By adopting "sustainable product development" practices, companies could reduce the amount of electronic waste on a "systems level" — that is, at the production line — by designing products that can be easily disassembled for reuse, recycling or servicing once they end their "end-of-life usefulness," says Dr. Venkata Allada, an associate professor of engineering management at UMR.
Only about 25 percent of the natural resources that go into the manufacturing process come out as goods and services, says Allada. The other 75 percent is waste.
By studying various products already being remanufactured or designed for ease of disassembly — such as single-use cameras, printer toner cartridges, automobile engines and household appliances — Allada hopes to develop design guidelines companies can use for a wide range of products. He has been working in the field of industrial ecology for more than seven years. His research has been funded by AT&T Industrial Ecology Faculty Fellowships.

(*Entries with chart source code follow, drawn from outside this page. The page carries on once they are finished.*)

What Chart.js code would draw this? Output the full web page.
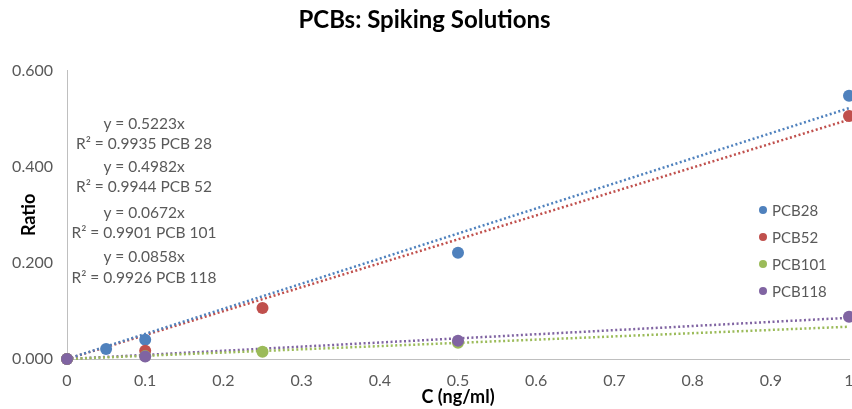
<!DOCTYPE html>
<html>
<head>
<meta charset="utf-8">
<script src="https://cdn.jsdelivr.net/npm/chart.js@4/dist/chart.umd.min.js"></script>
<style>
  html, body { margin: 0; padding: 0; background: #fff; }
  #wrap { width: 852px; height: 409px; }
</style>
</head>
<body>
<div id="wrap"><canvas id="c" width="852" height="409"></canvas></div>
<script>
// series names and colours
var seriesNames  = ['PCB28', 'PCB52', 'PCB101', 'PCB118'];
var seriesColors = ['#4F81BD', '#C0504D', '#9BBB59', '#8064A2'];

// measured points (C in ng/ml, ratio)
var pcb28X  = [0, 0.05, 0.1, 0.5, 1];
var pcb28Y  = [0, 0.021, 0.040, 0.221, 0.548];
var pcb52X  = [0, 0.1, 0.25, 1];
var pcb52Y  = [0, 0.017, 0.106, 0.506];
var pcb101X = [0, 0.1, 0.25, 0.5];
var pcb101Y = [0, 0.006, 0.015, 0.034];
var pcb118X = [0, 0.1, 0.5, 1];
var pcb118Y = [0, 0.005, 0.038, 0.088];

// trendline slopes (y = a x) and their labels
var slopes = [0.5223, 0.4982, 0.0672, 0.0858];
var trendLabels = [
  'y = 0.5223x', 'R\u00b2 = 0.9935 PCB 28',
  'y = 0.4982x', 'R\u00b2 = 0.9944 PCB 52',
  'y = 0.0672x', 'R\u00b2 = 0.9901 PCB 101',
  'y = 0.0858x', 'R\u00b2 = 0.9926 PCB 118'
];
var trendLabelY = [124, 144, 167, 187, 213, 233, 257, 278];

var xTicks = [0, 0.1, 0.2, 0.3, 0.4, 0.5, 0.6, 0.7, 0.8, 0.9, 1];
var yTicks = [0, 0.2, 0.4, 0.6];

function pts(xs, ys) {
  return xs.map(function(x, i){ return { x: x, y: ys[i] }; });
}

var pointSets = [pts(pcb28X, pcb28Y), pts(pcb52X, pcb52Y), pts(pcb101X, pcb101Y), pts(pcb118X, pcb118Y)];
var drawOrder = [4, 3, 2, 1];

var datasets = [];
seriesNames.forEach(function(name, i){
  datasets.push({
    type: 'scatter', label: name, data: pointSets[i],
    backgroundColor: seriesColors[i], borderColor: seriesColors[i],
    pointRadius: 6, pointHoverRadius: 6, borderWidth: 0, order: drawOrder[i], clip: false
  });
});
seriesNames.forEach(function(name, i){
  datasets.push({
    type: 'line', label: name + ' trend',
    data: [{ x: 0, y: 0 }, { x: 1, y: slopes[i] }],
    borderColor: seriesColors[i], borderWidth: 2.5, borderDash: [2, 2.5],
    pointRadius: 0, fill: false, order: 10 + i, clip: false
  });
});

var grey = '#595959';
var font = 'Lato, "Open Sans", sans-serif';

var overlay = {
  id: 'overlay',
  afterDraw: function(chart) {
    var ctx = chart.ctx;
    ctx.save();
    ctx.fillStyle = grey;
    ctx.font = '15.5px ' + font;
    ctx.textAlign = 'center';
    ctx.textBaseline = 'middle';
    trendLabels.forEach(function(t, i){
      ctx.fillText(t, 144, trendLabelY[i]);
    });
    // legend
    ctx.font = '15px ' + font;
    ctx.textAlign = 'left';
    seriesNames.forEach(function(name, i){
      var y = 210 + i * 27;
      ctx.beginPath();
      ctx.fillStyle = seriesColors[i];
      ctx.arc(763, y, 4, 0, Math.PI * 2);
      ctx.fill();
      ctx.fillStyle = grey;
      ctx.fillText(name, 772, y + 1);
    });
    ctx.restore();
  }
};

new Chart(document.getElementById('c'), {
  type: 'scatter',
  data: { datasets: datasets },
  plugins: [overlay],
  options: {
    responsive: false, animation: false,
    layout: { autoPadding: false, padding: { left: 0, right: 3, top: 0, bottom: 0 } },
    plugins: {
      legend: { display: false },
      tooltip: { enabled: false },
      title: {
        display: true, text: 'PCBs: Spiking Solutions', color: '#000',
        font: { family: font, size: 24, weight: 'bold' },
        padding: { top: 6, bottom: 36 }
      }
    },
    scales: {
      x: {
        type: 'linear', min: 0, max: 1,
        afterBuildTicks: function(s){ s.ticks = xTicks.map(function(v){ return { value: v }; }); },
        afterFit: function(s){ s.height = 50; s.paddingLeft = 0; s.paddingRight = 0; },
        ticks: { color: grey, padding: 12, font: { family: font, size: 16 },
          callback: function(v){ return String(+v.toFixed(1)); } },
        grid: { display: false, drawTicks: false },
        border: { color: '#BFBFBF', width: 1 },
        title: { display: true, text: 'C (ng/ml)', color: '#000', padding: { top: 0, bottom: 1 },
          font: { family: font, size: 18, weight: 'bold' } }
      },
      y: {
        type: 'linear', min: 0, max: 0.6,
        afterBuildTicks: function(s){ s.ticks = yTicks.map(function(v){ return { value: v }; }); },
        afterFit: function(s){ s.width = 67; },
        ticks: { color: grey, padding: 14, font: { family: font, size: 16 },
          callback: function(v){ return v.toFixed(3); } },
        grid: { display: false, drawTicks: false },
        border: { color: '#BFBFBF', width: 1 },
        title: { display: true, text: 'Ratio', color: '#000', padding: { top: 18, bottom: 0 },
          font: { family: font, size: 18, weight: 'bold' } }
      }
    }
  }
});
</script>
</body>
</html>
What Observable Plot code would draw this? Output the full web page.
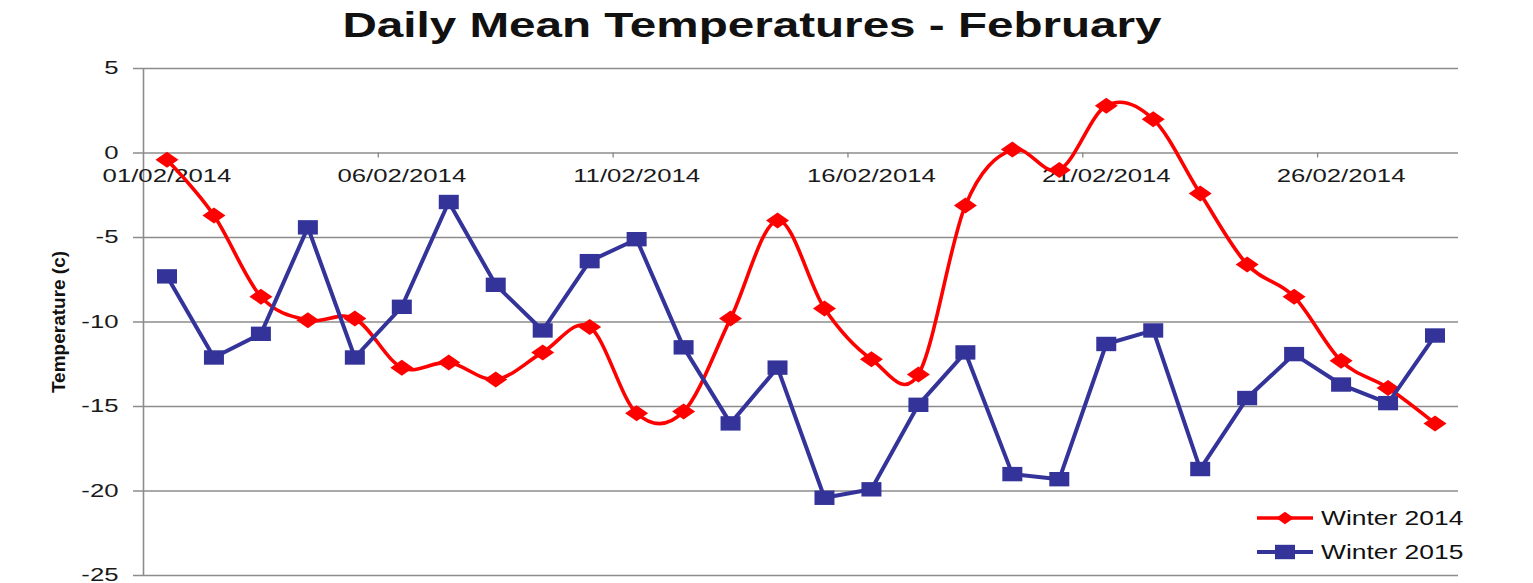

Discarded products are a growing environmental threat. The National Safety Council reports that about 63.3 million desktop computers were discarded in 2002, and 85 percent of them ended up in landfills across the country. By 2007, the National Recycling Coalition estimates, nearly 500 million computers — almost two computers for each person in the United States — will become obsolete. According to a 2000 Environmental Protection Agency (EPA) report, only about 9 percent of discarded electronic material is recycled or reclaimed for reuse in manufacturing; the rest contributes to the lead, cadmium and mercury contamination in the nation’s soils. Television and computer monitors contain about four pounds of lead, and the leading source of mercury in municipal waste is consumer electronics, according to the EPA.
One of the goals of this research is what Allada calls "product platforming." This involves looking at how products evolve in order to create more standardized designs and parts. This platforming would result in products that can communicate easily with other products, across manufacturers. For example, the telephone has evolved from a stand-alone product to one that must communicate with computers, faxes, and copiers. "What’s important in product fitness isn’t the individual product, but the whole system," Allada says. "To talk about sustainability, you have to look at the interaction among products."
Allada’s efforts are focused on "mechanical and electro-mechanical consumer products, such as computers, engines, printers, coffee makers, lawn mowers, etc. The design guidelines are general enough to be applied to a large group of such products."
Product "sustainability" carries with it the theory that because products were made by humans, they have human characteristics. "Sustainability is group behavior," Allada says.
Allada’s research suggests that all products can reach a higher level of existence, so to speak, whereby they are all working and communicating in the most efficient, cost-effective and environmentally friendly ways.
To make it all work, companies must be willing to put in place an infrastructure that supports product development, service, and disassembly. Any kind of product or part standardization is difficult, according to Allada, because of the proprietary issues involved. Further, companies can only remanufacture products if the process is economical.
"In order to reuse parts or recycle them, they have to be disassembled. Disassembly is usually done manually, resulting in higher labor costs. The idea is how to design products that are easy to disassemble," says Allada.
In a perfect world, many products could be reused, Allada says, but product cost and customer satisfaction have to be considered. "I do not think that it is suitable for all products. The bottom line is that reuse (or remanufactured products) has to make sense in satisfying the customer needs in terms of product functionality, as well as cost."
Remanufacturing can give consumers the satisfaction of contributing to a cleaner environment, but also the possibility of longer-lasting and cheaper products in the future. Some consumers might even be able to use remanufactured products. For example, in areas where technology is less advanced, people could use outdated computers that have been remanufactured, says Allada. This research may also make products like cars easier to service, saving the consumer money on labor.
A world designed for product sustainability is one that can only survive with the right economic and environmental keys in place, says Allada. "This process not only has to be environmentally sound, but economically sound for companies," he says.